Employee engagement is one of the number one areas of focus for senior leaders. Why? Because engaged employees are more productive, more likely to stay, more likely to provide great customer service, more likely to enjoy the work they do. All of that impacts the bottom line, so it’s no surprise that it’s a focus for businesses to create a culture of engaged employees.
Driving employee engagement requires commitment, focus, and effort from senior leaders in a company. The reward for this investment is business profitability and success. A report from Harvard Business Review found that companies focused on growth counted employee engagement as a top three business priority. The Harvard survey found that while 71 percent of managers considered high levels of employee engagement to be a key factor in their organization’s success, only 24 percent of those managers described their employees as “highly engaged.” Gallup tracks levels of employee engagement monthly. In March of 2016, engagement hit a new high of 34.1 percent, but by May it slipped back down to 32.7 percent.
Given high levels of employee disengagement, how can companies create conditions to change this condition? Executives in the HBR survey reported that there are eight key factors in successfully driving employee engagement.
Most Impactful Employee Engagement Drivers
- Recognition Given for High Performers
This action was considered the most important driver of employee engagement by the executives surveyed. This is something that does not have to be complicated or expensive to implement. For example, legal records management company, Legal Monkeys, created an “appreciation board.” This simple glass frame is a place where staff members can write a note of appreciation to co-workers who then display the board on their desk until they pass it on to another colleague. At the Campbell Soup Company, former CEO Doug Conant wrote more than 30,000 personal thank you notes to employees at all levels referencing specific accomplishments. At both companies these simple gestures of recognition helped create high-engagement cultures.

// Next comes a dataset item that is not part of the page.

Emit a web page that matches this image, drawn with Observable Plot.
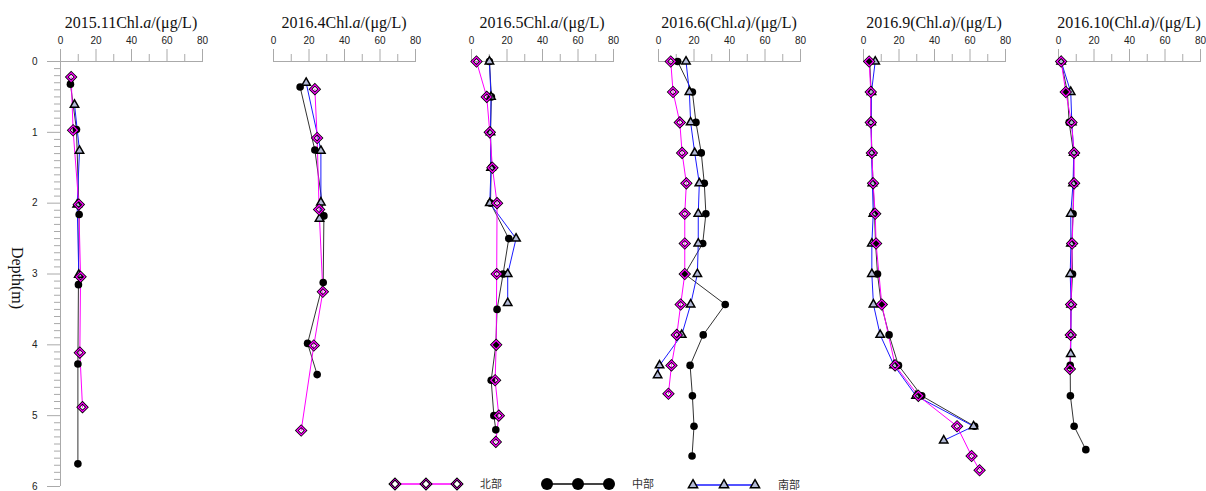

- Individuals Have Clear Understanding of How Job Contributes to Strategy
Willie Pietersen, a professor at Columbia Business School described the importance of business leaders ensuring their employees understand how their work is aligned with their company’s strategy. If senior management just tells people how to do their jobs and not why their work matters, they will have a disengaged workforce, low productivity, and difficulty achieving those goals.
- Senior Leadership Continually Updates/Communicates Strategy
Quicken Loans is an example of a company that has built a highly-engaged workforce. They’ve placed in the top 30 of Fortune magazine’s 100 best companies to work for list for 11 consecutive years. The chairman and founder updates a book with the company’s values every year and then ensures that every employee knows both how they should guide decision making and what resulting behaviors will be rewarded. Also, the chairman and the CEO together lead orientation for all new hires.
- Business Goals Communicated Company-Wide and Understood
When everyone in a company clearly understands the company’s business goals, not just the C-suite, employees trust leadership and are more engaged with their work. Doug Conant demonstrated the power of this approach in an earlier role as vice president of marketing at Nabisco. There he set and communicated goals to achieve record growth in three years and set targets across 12 quarters. As the company achieved the goal each quarter, employee trust and engagement grew. Thus, they met the overall goal in two years instead of three.
- Individual Staff Goals Aligned with Corporate Goals
Even when employees understand the company’s business goals, understanding how their individual work connects to accomplishing those goals can remain abstract. Clearly connecting individual staff goals with corporate goals creates purpose and engagement for workers. Southwest Airlines embraces this approach, allowing it to successfully survive economic shocks like rising fuel prices or travel slumps after events like the September 11th attacks.
- Assessments and Performance Reviews Aligned with Corporate Goals
In addition to ensuring employees understand a company’s goals, their performance should be measured by how well they meeting expectations from this perspective. Rather than relying on an annual performance review, companies that drive engagement provide continuous feedback and coaching to reinforce strategic alignment.
- Some or All Staff Pay Linked to Corporate Achievement
Pay in and of itself is not a factor in how engaged employees are. Research from Deloitte found that as long as workers perceive compensation as fair and adequate, increasing pay does not drive increased engagement. Where pay does serve as a motivator and engagement factor is when workers see themselves as partners in achieving their company’s goals and their behavior is measured, evaluated, and rewarded on that basis. These performance rewards should be carefully crafted to encourage desired behavior. Problems can arise when linking pay to specific outputs or outcomes because it discourages reaching for stretch goals and only meeting minimum standards.
- Training and Development Organized Around Corporate Goals
Claire Kirk of talent management software company, BirdDogHR makes a case that training should align employee goals with company strategies. When training is specific and relevant in this way, workers understand how their development results in opportunities for career and business growth.
The reality is that happy employees are engaged employees, and engaged employees are productive employees. Productive, engaged employees play a big role in business profitability and success. Investing in these eight drivers of engagement can pay enormous dividends for committed leaders.